Pero entretanto, los ricos se vieron amenazados por nuevas medidas fiscales enderezadas a redistribuir su riqueza. El consumo conspicuo por todo lo alto se hizo peligroso, volviéndose así de nuevo a otorgar el mayor prestigio a los que tienen más pero lo demuestran menos. Y como los miembros más prestigiosos de la clase alta ya no hacen alardes de su riqueza, se ha eliminado también algo de la presión sobre la clase media para participar en el consumo conspicuo. Esto me sugiere que el uso de pantalones vaqueros rotos y el rechazo de un consumismo manifiesto entre la juventud actual de la clase media tiene más que ver con la imitación de las corrientes establecidas por la clase alta que con la llamada revolución cultural.

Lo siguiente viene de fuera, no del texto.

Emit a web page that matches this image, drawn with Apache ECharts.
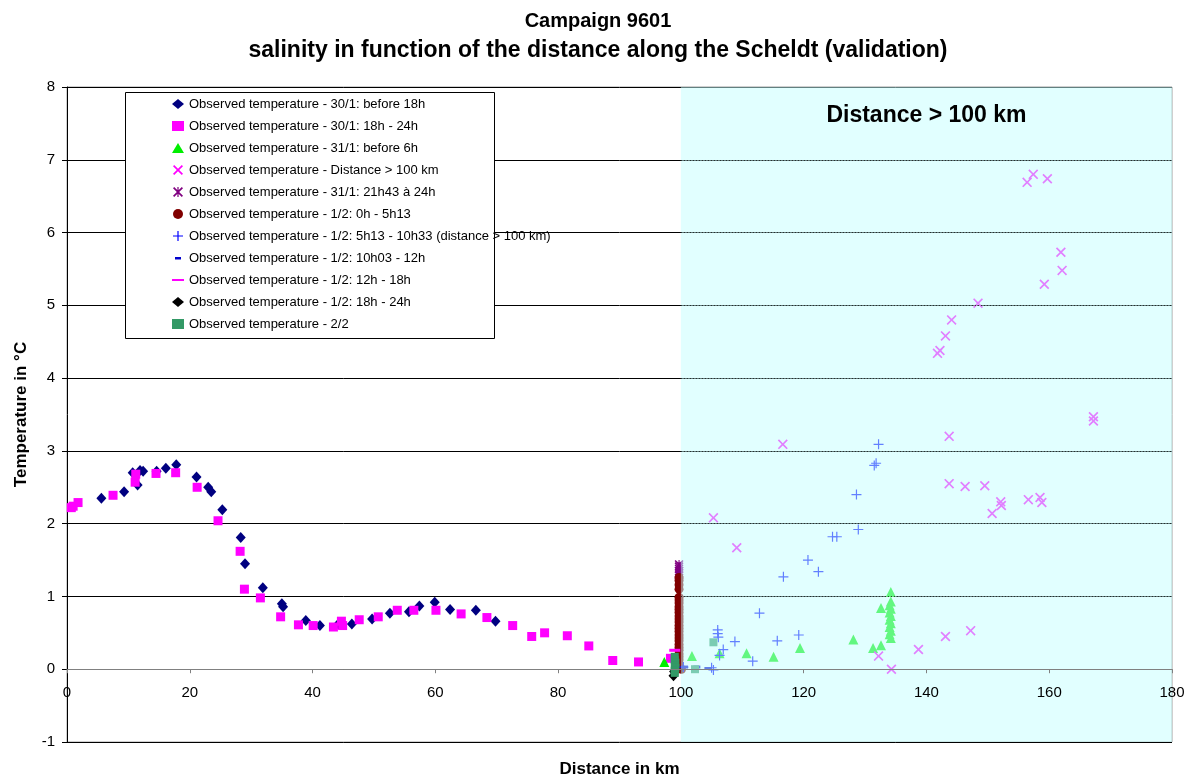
<!DOCTYPE html>
<html>
<head>
<meta charset="utf-8">
<script src="https://cdn.jsdelivr.net/npm/echarts@6/dist/echarts.min.js"></script>
<style>html,body{margin:0;padding:0;background:#fff}#c{width:1196px;height:783px}</style>
</head>
<body>
<div id="c"></div>
<script>
// ---- data (distance km, temperature °C) ----
const titleLine1 = 'Campaign 9601';
const titleLine2 = 'salinity in function of the distance along the Scheldt (validation)';
const xTicks = [0, 20, 40, 60, 80, 100, 120, 140, 160, 180];
const yTicks = [-1, 0, 1, 2, 3, 4, 5, 6, 7, 8];
const zoneStart = 100, zoneEnd = 180;
const zoneLabel = 'Distance > 100 km';

const s1Name = 'Observed temperature - 30/1: before 18h';
const s1 = [[5.6,2.35],[9.3,2.44],[10.7,2.70],[11.5,2.53],[11.9,2.73],[12.4,2.72],[14.6,2.72],[16.1,2.76],[17.8,2.81],[21.1,2.64],[23.0,2.50],[23.5,2.44],[25.3,2.19],[28.3,1.81],[29.0,1.45],[31.9,1.12],[35.0,0.90],[35.2,0.86],[38.9,0.67],[41.2,0.60],[44.2,0.62],[46.4,0.62],[49.7,0.69],[52.6,0.77],[55.7,0.79],[57.4,0.87],[59.9,0.92],[62.4,0.82],[66.6,0.81],[69.8,0.66]];

const s2Name = 'Observed temperature - 30/1: 18h - 24h';
const s2 = [[0.7,2.22],[1.0,2.24],[1.8,2.29],[7.5,2.39],[11.1,2.57],[11.2,2.68],[14.5,2.69],[17.7,2.70],[21.2,2.50],[24.6,2.04],[28.2,1.62],[28.9,1.10],[31.5,0.98],[34.8,0.72],[37.7,0.61],[40.1,0.60],[43.4,0.58],[44.7,0.66],[44.9,0.60],[47.6,0.68],[50.7,0.72],[53.8,0.81],[56.5,0.81],[60.1,0.81],[64.2,0.76],[68.4,0.71],[72.6,0.60],[75.7,0.45],[77.8,0.50],[81.5,0.46],[85.0,0.32],[88.9,0.12],[93.1,0.10],[98.3,0.15]];

const s3Name = 'Observed temperature - 31/1: before 6h';
const s3 = [[97.3,0.10],[101.8,0.18],[106.3,0.22],[110.7,0.22],[115.1,0.17],[119.4,0.29],[128.1,0.41],[131.3,0.29],[132.6,0.33],[132.6,0.84],[134.2,1.06],[134.2,0.93],[134.0,0.88],[134.2,0.83],[134.0,0.78],[134.2,0.73],[134.0,0.68],[134.2,0.63],[134.0,0.58],[134.2,0.53],[134.0,0.48],[134.2,0.43]];

const s4Name = 'Observed temperature - Distance > 100 km';
const s4 = [[105.3,2.08],[109.1,1.67],[116.6,3.09],[132.2,0.18],[138.7,0.27],[134.3,0.0],[141.8,4.34],[142.2,4.38],[143.1,4.58],[144.1,4.80],[148.4,5.03],[159.2,5.29],[162.1,5.48],[161.9,5.73],[156.4,6.69],[157.4,6.80],[159.7,6.74],[167.2,3.47],[167.2,3.41],[143.7,3.20],[143.7,2.55],[146.3,2.51],[149.5,2.52],[152.1,2.30],[152.2,2.25],[150.7,2.14],[156.6,2.33],[158.5,2.36],[158.8,2.29],[143.1,0.45],[147.2,0.53]];

const s5Name = 'Observed temperature - 31/1: 21h43 à 24h';
const s5 = [[99.7,1.44],[99.7,1.41],[99.7,1.38],[99.7,1.35],[99.7,1.32],[99.7,1.29]];

const s6Name = 'Observed temperature - 1/2: 0h - 5h13';
const s6 = [[99.7,1.26],[99.7,1.22],[99.7,1.16],[99.7,1.10],[99.7,0.99],[99.7,0.95],[99.7,0.91],[99.7,0.86],[99.7,0.82],[99.7,0.78],[99.7,0.73],[99.7,0.69],[99.7,0.65],[99.7,0.60],[99.7,0.56],[99.7,0.52],[99.7,0.47],[99.7,0.43],[99.7,0.39],[99.7,0.34],[99.7,0.30],[99.7,0.26],[99.7,0.21],[99.7,0.17],[99.7,0.13],[99.7,0.08],[99.7,0.04],[100.1,0.00]];

const s7Name = 'Observed temperature - 1/2: 5h13 - 10h33 (distance > 100 km)';
const s7 = [[100.4,0.03],[105.0,0.02],[105.3,-0.01],[106.0,0.54],[106.0,0.49],[106.1,0.44],[106.3,0.19],[106.9,0.27],[108.8,0.38],[111.7,0.11],[112.8,0.77],[115.7,0.39],[116.7,1.27],[119.2,0.47],[120.7,1.50],[122.4,1.34],[124.7,1.82],[125.4,1.82],[128.6,2.40],[128.9,1.92],[131.5,2.80],[131.8,2.83],[132.2,3.09]];

const s8Name = 'Observed temperature - 1/2: 10h03 - 12h';
const s8 = [[100.6,0.03],[102.6,0.03],[104.4,0.01]];

const s9Name = 'Observed temperature - 1/2: 12h - 18h';
const s9 = [[99.0,0.26]];

const s10Name = 'Observed temperature - 1/2: 18h - 24h';
const s10 = [[98.8,-0.09],[98.9,-0.03]];

const s11Name = 'Observed temperature - 2/2';
const s11 = [[99.0,0.17],[99.0,0.13],[99.1,0.09],[99.0,0.05],[99.1,0.02],[99.0,-0.02],[99.0,-0.05],[102.3,0.0],[105.3,0.37]];

// ---- symbols ----
const X_PATH = 'path://M0,1.2 L1.2,0 L5,3.8 L8.8,0 L10,1.2 L6.2,5 L10,8.8 L8.8,10 L5,6.2 L1.2,10 L0,8.8 L3.8,5 Z';
const PLUS_PATH = 'path://M4.4,0 H5.6 V4.4 H10 V5.6 H5.6 V10 H4.4 V5.6 H0 V4.4 H4.4 Z';
const AST_PATH = 'path://M0,1.2 L1.2,0 L5,3.8 L8.8,0 L10,1.2 L6.2,5 L10,8.8 L8.8,10 L5,6.2 L1.2,10 L0,8.8 L3.8,5 Z M4.4,0 H5.6 V10 H4.4 Z';
const SHORT_DASH = 'path://M0,0 L0,0 M3,4 H9 V6.5 H3 Z M12,10 L12,10';
const LONG_DASH = 'path://M0,0 L0,0 M0,4 H12 V6 H0 Z M12,10 L12,10';

const FONT = '"Liberation Sans", Arial, sans-serif';

const defs = [
  {name: s1Name, data: s1, symbol: 'diamond', size: [10, 11], color: '#000080'},
  {name: s2Name, data: s2, symbol: 'rect', size: 9, color: '#ff00ff'},
  {name: s3Name, data: s3, symbol: 'triangle', size: 10, color: '#00ee00'},
  {name: s4Name, data: s4, symbol: X_PATH, size: 10, color: '#ff00ff'},
  {name: s5Name, data: s5, symbol: AST_PATH, size: 9, color: '#800080'},
  {name: s6Name, data: s6, symbol: 'circle', size: 9, color: '#800000'},
  {name: s7Name, data: s7, symbol: PLUS_PATH, size: 10, color: '#0000ff'},
  {name: s8Name, data: s8, symbol: 'rect', size: [7, 3], color: '#0000cc', legendIcon: SHORT_DASH},
  {name: s9Name, data: s9, symbol: 'rect', size: [11, 3], color: '#ff00ff', legendIcon: LONG_DASH},
  {name: s10Name, data: s10, symbol: 'diamond', size: [10, 11], color: '#000000'},
  {name: s11Name, data: s11, symbol: 'rect', size: 8, color: '#339966'}
];

const series = defs.map(d => ({
  name: d.name, type: 'scatter', data: d.data,
  symbol: d.symbol, symbolSize: d.size,
  itemStyle: {color: d.color, opacity: 1},
  emphasis: {disabled: true}, z: 2
}));

// cyan overlay zone and dotted gridlines over it
series.push({
  name: 'zone', type: 'scatter', data: [], z: 10, silent: true,
  markArea: {
    silent: true, z: 10,
    itemStyle: {color: 'rgba(196,255,255,0.5)'},
    label: {show: true, position: 'insideTop', distance: 17, color: '#000', fontFamily: FONT, fontWeight: 'bold', fontSize: 23},
    data: [[{name: zoneLabel, xAxis: zoneStart, yAxis: yTicks[0]}, {xAxis: zoneEnd, yAxis: yTicks[yTicks.length - 1]}]]
  },
  markLine: {
    silent: true, z: 11, symbol: 'none', animation: false,
    label: {show: false},
    lineStyle: {color: '#222', type: [1, 2], width: 1},
    data: yTicks.filter(v => v > 0 && v < yTicks[yTicks.length - 1]).map(v => [{coord: [zoneStart, v]}, {coord: [zoneEnd, v]}])
  }
});

const legendData = defs.map(d => d.legendIcon ? {name: d.name, icon: d.legendIcon} : {name: d.name});

// grid geometry
const GRID = {left: 67, right: 24, top: 87, bottom: 41};
const gridH = 783 - GRID.top - GRID.bottom;
const yMin = yTicks[0], yMax = yTicks[yTicks.length - 1];
// place the x axis at y = 0 (crossing), measured up from the bottom of the grid
const xAxisOffset = -((0 - yMin) / (yMax - yMin)) * gridH;

const chart = echarts.init(document.getElementById('c'), null, {renderer: 'canvas'});
chart.setOption({
  animation: false,
  backgroundColor: '#fff',
  title: {
    text: '{a|' + titleLine1 + '}\n{b|' + titleLine2 + '}', left: 'center', top: 2,
    textStyle: {
      rich: {
        a: {fontFamily: FONT, fontWeight: 'bold', fontSize: 20, lineHeight: 29, color: '#000'},
        b: {fontFamily: FONT, fontWeight: 'bold', fontSize: 23, lineHeight: 29, color: '#000'}
      }
    }
  },
  graphic: [{
    type: 'rect', left: 125, top: 92, z: 3, silent: true,
    shape: {width: 369, height: 246},
    style: {fill: '#fff', stroke: '#000', lineWidth: 1}
  }],
  legend: {
    orient: 'vertical', left: 172, top: 96, padding: 0,
    itemWidth: 12, itemHeight: 10, itemGap: 6,
    textStyle: {fontFamily: FONT, fontSize: 13, color: '#000', lineHeight: 16},
    data: legendData, selectedMode: false, z: 5
  },
  grid: Object.assign({show: true, borderColor: '#a0a0a0', borderWidth: 1, backgroundColor: 'transparent', outerBoundsMode: 'none', containLabel: false}, GRID),
  xAxis: {
    type: 'value', min: xTicks[0], max: xTicks[xTicks.length - 1], interval: 20,
    position: 'bottom', offset: xAxisOffset, z: 12,
    name: 'Distance in km', nameLocation: 'middle', nameGap: 92,
    nameTextStyle: {fontFamily: FONT, fontWeight: 'bold', fontSize: 17, color: '#000'},
    axisLine: {onZero: false, lineStyle: {color: '#808080', width: 1}},
    axisTick: {show: true, length: 4, lineStyle: {color: '#808080'}},
    axisLabel: {fontFamily: FONT, fontSize: 15, color: '#000', margin: 16},
    splitLine: {show: false}
  },
  yAxis: {
    type: 'value', min: yMin, max: yMax, interval: 1,
    name: 'Temperature in °C', nameLocation: 'middle', nameGap: 37, nameRotate: 90,
    nameTextStyle: {fontFamily: FONT, fontWeight: 'bold', fontSize: 17, color: '#000'},
    axisLine: {show: true, onZero: false, lineStyle: {color: '#000', width: 1}},
    axisTick: {show: true, length: 5, lineStyle: {color: '#000'}},
    axisLabel: {fontFamily: FONT, fontSize: 15, color: '#000', margin: 12},
    splitLine: {show: true, lineStyle: {color: '#000', width: 1}}
  },
  series: series
});
</script>
</body>
</html>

Una última cuestión. Como he mostrado, la sustitución de la reciprocidad por la búsqueda competitiva de status hizo posible que poblaciones humanas más extensas sobrevivieran y prosperaran en una región determinada. Sin duda, la cordura de todo el proceso por el que la humanidad fue embaucada para trabajar mucho más con vistas a alimentar más gente en niveles de bienestar material sustancialmente iguales o incluso inferiores a los que gozan pueblos como los esquimales o los bosquimanos, es perfectamente cuestionable. La única respuesta que encuentro ante este desafío es que muchas sociedades primitivas rehusaron aumentar su esfuerzo productivo y no lograron incrementar la densidad de su población precisamente porque descubrieron que las nuevas tecnologías de "ahorrar trabajo" significaban en realidad que tenían que trabajar mucho más, así como sufrir un descenso en los niveles de vida. Pero la suerte de estos pueblos primitivos estaba ya echada tan pronto como alguno de ellos —no importa cuán lejos estuviera situado— cruzara el umbral de la redistribución y alcanzara la estratificación total de clases que se encuentra más allá de éste. Prácticamente todos los cazadores y recolectores reciprocitarios fueron destruidos o desplazados forzosamente a zonas apartadas por las sociedades más poderosas y más grandes que rnaximizaban la producción y la población y estaban organizadas por clases gobernantes. En el fondo, esta sustitución fue esencialmente una cuestión de la capacidad de las sociedades más grandes, más densas y mejor organizadas para derrotar a los cazadores y recolectores simples en un conflicto armado. Se trataba de trabajar más o de perecer.

El "cargo" fantasma

He elegido hablar en este momento del cargo fantasma porque está relacionado directamente con el intercambio redistributivo y el sistema de "grandes hombres". Tal vez no se vea inmediatamente la conexión. Pero, después de todo, nada del cargo fantasma es inmediatamente evidente.

El escenario de la acción es una pista de aterrizaje en la jungla en lo alto de las montañas de Nueva Guinea junto a ella se encuentran hangares de techos de paja, una choza a modo de centro de comunicaciones y una torre de balizamiento hecha de bambú. En tierra hay un avión construido con palos y hojas. La pista de aterrizaje está guarnecida las veinticuatro horas del día por un grupo de nativos que llevan adornos en la nariz y brazaletes de conchas.

Por la noche mantienen encendida una hoguera como baliza. Esperan la llegada de un vuelo importante: aviones cargo repletos de alimentos en conserva, ropas, radios portátiles, relojes de pulsera y motocicletas. Los aviones serán pilotados por antepasados que han vuelto a la vida. ¿Por qué se retrasan? Un hombre entra en la choza de la radio y da órdenes al micrófono de lata. El mensaje se transmite por una antena construida con cuerda y enredaderas: "¿Me recibís? Corto y cambio". De vez en cuando observan la estela de un reactor que cruza el cielo; a veces oyen el sonido de motores lejanos. ¡Los antepasados están encima! Les están buscando. Pero los blancos en las ciudades de allá abajo también están enviando mensajes. Los antepasados se han confundido. Aterrizan en un aeropuerto equivocado.